Среди жилых зданий, построенных Шаруном, наиболее оригинальны два дома в одном из кварталов Штутгарта, названные автором «Ромео» и «Джульетта» (1956—1960). В отличие от большинства подобных примеров два здания Шаруна, совершенно необычные и очень отличающиеся одно от другого, в паре составляют законченную объемно-пространственную композицию.

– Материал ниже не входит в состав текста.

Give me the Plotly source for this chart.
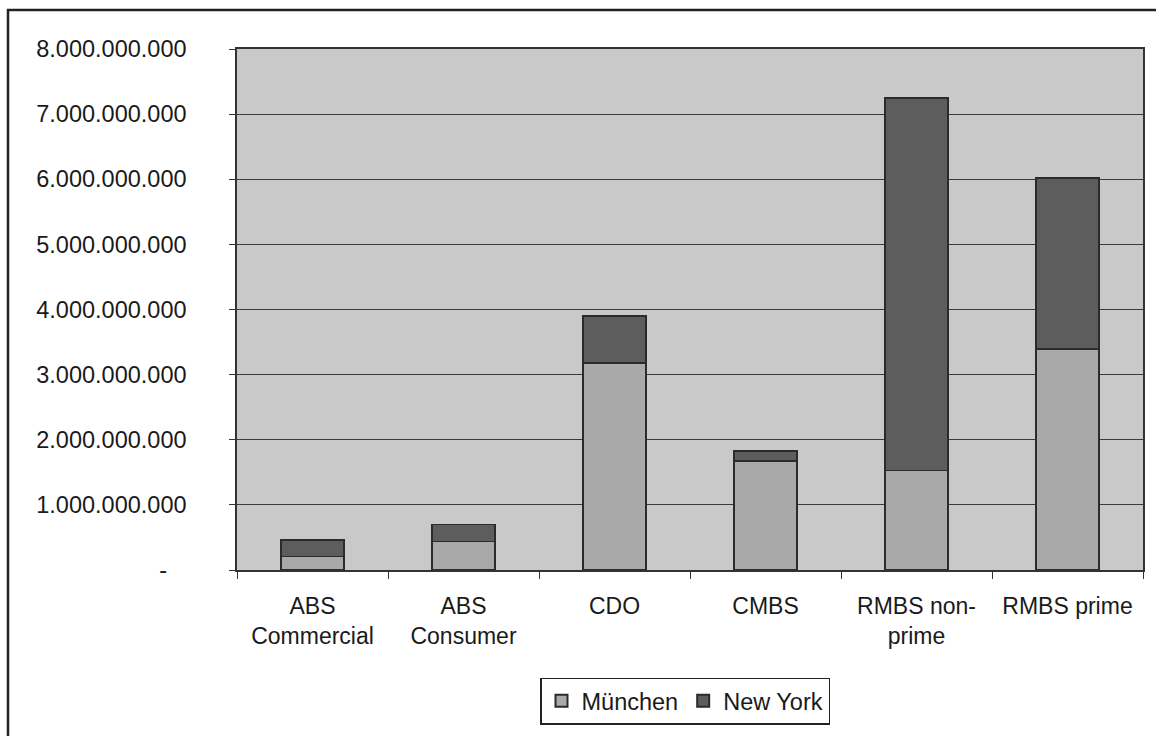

При взгляде на поэтажные планы этих зданий, прежде всего бросается в глаза полный разрыв с привычными представлениями о форме помещений в жилой квартире и особенно о форме плана многоквартирного городского дома. В планировке преобладают острые и тупые утлы, жилые комнаты представляют собой неправильной формы четырехугольники и многоугольники. План этажа в целом получает своеобразную «звездчатую» форму, «колючесть», «зубчатость» которой усиливаются большими выступающими острыми углами балконов. Башенное двадцатиэтажное здание «Ромео» имеет шесть различных квартир на каждом типовом этаже. Длинные вертикальные ряды повторяющихся окон, балконов и других форм придают дому облик, более привычный, чем это можно было предположить по плану. «Джульетта» имеет план в виде неправильной, зубчатой по наружному краю подковы. Пластическая усложненность объемов «Ромео» и «Джульетты» воспринимается как особое композиционное качество. Благодаря ему возникают сложные пространственные связи отдельных квартир, двух башен между собой и с окружающим пространством.